Last Friday, NUI Galway announced that it is engaging on a major consultation process to start a collective train of thought that will eventually, they hope, create a civic, academic, and cultural space on Nuns’ Island that will link the university to the city inextricably, by bringing its campus right to the core. It is a project that is exciting and pivotal to the development of Galway over the next century. The way the project has been handled so far has been welcoming; it encourages input from diverse voices, and it will proceed to fruition when a consensus of what will be the optimum blueprint has been reached.
And then on Monday came the surprising news that the planning permission for the new, larger, and much needed Galway Hospice at Merlin Park had been overturned by An Bord Pleanala.

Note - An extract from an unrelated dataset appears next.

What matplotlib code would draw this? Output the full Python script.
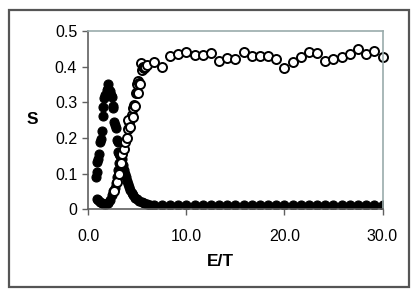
import matplotlib.pyplot as plt
from matplotlib.patches import Rectangle

# filled series A (sharp peak near E/T = 2)
peak_x = [0.78, 0.85, 0.92, 1.0, 1.12, 1.2, 1.26, 1.37, 1.45, 1.53, 1.63, 1.75,
          1.87, 1.97, 2.05, 2.12, 2.2, 2.3, 2.38, 2.48, 2.55, 2.62, 2.72, 2.8,
          2.9, 3.0, 3.06, 3.15]
peak_s = [0.090, 0.105, 0.133, 0.140, 0.155, 0.190, 0.196, 0.219, 0.262, 0.287,
          0.311, 0.320, 0.334, 0.352, 0.340, 0.330, 0.332, 0.320, 0.315, 0.290,
          0.283, 0.245, 0.235, 0.227, 0.194, 0.190, 0.161, 0.155]

# filled series B (dip, small bump, long tail)
tail_x = [0.85, 1.0, 1.2, 1.4, 1.6, 1.8, 2.0, 2.2, 2.4, 2.55, 2.7, 2.85, 2.95,
          3.05, 3.15, 3.2, 3.3, 3.4, 3.5, 3.6, 3.7, 3.8, 3.9, 4.0, 4.15, 4.3,
          4.45, 4.6, 4.8, 5.0, 5.2, 5.45, 5.7, 6.0, 6.3,
          6.67, 7.5, 8.33, 9.17, 10.0, 10.83, 11.67, 12.5, 13.33, 14.17, 15.0,
          15.83, 16.67, 17.5, 18.33, 19.17, 20.0, 20.83, 21.67, 22.5, 23.33,
          24.17, 25.0, 25.83, 26.67, 27.5, 28.33, 29.17, 30.0]
tail_s = [0.028, 0.025, 0.020, 0.018, 0.016, 0.016, 0.018, 0.026, 0.040, 0.050,
          0.060, 0.075, 0.090, 0.110, 0.130, 0.150, 0.160, 0.140, 0.125, 0.110,
          0.100, 0.090, 0.080, 0.072, 0.062, 0.055, 0.047, 0.040, 0.033, 0.028,
          0.024, 0.020, 0.017, 0.015, 0.013,
          0.012, 0.012, 0.012, 0.011, 0.011, 0.011, 0.011, 0.011, 0.011, 0.011,
          0.011, 0.011, 0.011, 0.011, 0.011, 0.011, 0.011, 0.011, 0.011, 0.011,
          0.011, 0.011, 0.011, 0.011, 0.011, 0.011, 0.011, 0.011, 0.011]

# open series (rise to plateau)
open_x = [2.6, 2.9, 3.1, 3.3, 3.45, 3.6, 3.75, 3.9, 4.05, 4.2, 4.35, 4.45, 4.6,
          4.7, 4.85, 4.95, 5.0, 5.1, 5.2, 5.3, 5.35, 5.5, 5.6, 5.7, 5.8, 6.0,
          4.0, 4.3, 4.55, 4.8, 5.05,
          6.67, 7.5, 8.33, 9.17, 10.0, 10.83, 11.67, 12.5, 13.33, 14.17, 15.0,
          15.83, 16.67, 17.5, 18.33, 19.17, 20.0, 20.83, 21.67, 22.5, 23.33,
          24.17, 25.0, 25.83, 26.67, 27.5, 28.33, 29.17, 30.0]
open_s = [0.050, 0.077, 0.100, 0.130, 0.155, 0.170, 0.190, 0.200, 0.225, 0.245,
          0.255, 0.265, 0.285, 0.292, 0.325, 0.330, 0.350, 0.360, 0.355, 0.350,
          0.410, 0.390, 0.400, 0.395, 0.400, 0.405,
          0.250, 0.230, 0.260, 0.290, 0.325,
          0.413, 0.398, 0.429, 0.435, 0.440, 0.433, 0.433, 0.439, 0.415, 0.423,
          0.420, 0.440, 0.429, 0.430, 0.430, 0.420, 0.397, 0.413, 0.427, 0.441,
          0.439, 0.415, 0.420, 0.427, 0.435, 0.448, 0.435, 0.444, 0.426]

x_ticks = [0, 10, 20, 30]
x_labels = ["0.0", "10.0", "20.0", "30.0"]
y_ticks = [0, 0.1, 0.2, 0.3, 0.4, 0.5]
y_labels = ["0", "0.1", "0.2", "0.3", "0.4", "0.5"]

plt.rcParams['font.family'] = ['Liberation Sans', 'DejaVu Sans']

fig = plt.figure(figsize=(4.15, 2.94), dpi=100)
ax = fig.add_axes([0.2128, 0.288, 0.7089, 0.607])

ax.plot(peak_x, peak_s, 'o', color='black', markersize=6.5, markeredgewidth=0.8)
ax.plot(tail_x, tail_s, 'o', color='black', markersize=6.5, markeredgewidth=0.8)
ax.plot(open_x, open_s, 'o', markerfacecolor='white', markeredgecolor='black',
        markersize=6.5, markeredgewidth=1.4, clip_on=False)

ax.set_xlim(0, 30)
ax.set_ylim(0, 0.5)
ax.set_xticks(x_ticks)
ax.set_xticklabels(x_labels)
ax.set_yticks(y_ticks)
ax.set_yticklabels(y_labels)
ax.tick_params(labelsize=11.5, length=4, width=1, color='#606060', pad=4)
ax.tick_params(axis='x', pad=10)

for side in ['left', 'bottom']:
    ax.spines[side].set_color('#606060')
    ax.spines[side].set_linewidth(1.2)
for side in ['top', 'right']:
    ax.spines[side].set_color('#9aabab')
    ax.spines[side].set_linewidth(1.2)

fig.text(32 / 415, 1 - 120 / 294, "S", fontsize=12.5, fontweight='bold',
         ha='center', va='center')
fig.text(220 / 415, 1 - 262 / 294, "E/T", fontsize=12.5, fontweight='bold',
         ha='center', va='center')

# outer frame
fig.patches.append(Rectangle((9 / 415, 1 - 287 / 294), 400 / 415, 277 / 294,
                             transform=fig.transFigure, fill=False,
                             edgecolor='#555555', linewidth=1.6))

fig.savefig("out.png", dpi=100)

The decision has led to a great deal of emotion on both sides of the argument. Galway Hospice management and staff are understandably extremely disappointed that this decision had been reached, because they had ambitious plans for their hospice to meet the ever-growing needs of those suffering from life-threatening illnesses.
The councillors who proposed the rezoning of the land for that purpose are also miffed at what some of them see as the pandering of planning authorities to minority interetss, to the neglect of what they see as the greater good.
And the third party to this, those who fought valiantly to protect the biodiversity of the wildlife at that location and who highlighted that such a plan was going against the grain of the Council’s own planning guidelines. They emphasise that the campaign was against the location, not the Hospice.
And then behind all of these parties are the people who will be using the Hospice — that’s you and I, and our families and our friends and relations. I wrote once that in terms of fundraising, you can never do too much for Galway Hospice. Its wonderful staff bring relief and dignity and care to thousands and thousands who find themselves in a situation they would have never hoped for.
The bottom line is that there has to be a bigger Galway Hospice to cope with the expected range of services, as technologies to battle cancer get more and more advanced. It has outgrown its Renmore base. It needs a larger facility where its residents can heal and reflect in a dignified and discreet location, giving them an inner peace.
One would hope that when the dust has settled on this, that a more intense process of consultation will take place that will give the Hospice a greater chance of being built.
Ideally now, after some reflection on what has happened, I hope that all parties can get together and get behind a blueprint that will be accepted by all. A blame game in this helps nobody.
Galway Hospice has to be built. And the sooner the better. It is incumbent on whoever can help, to do so.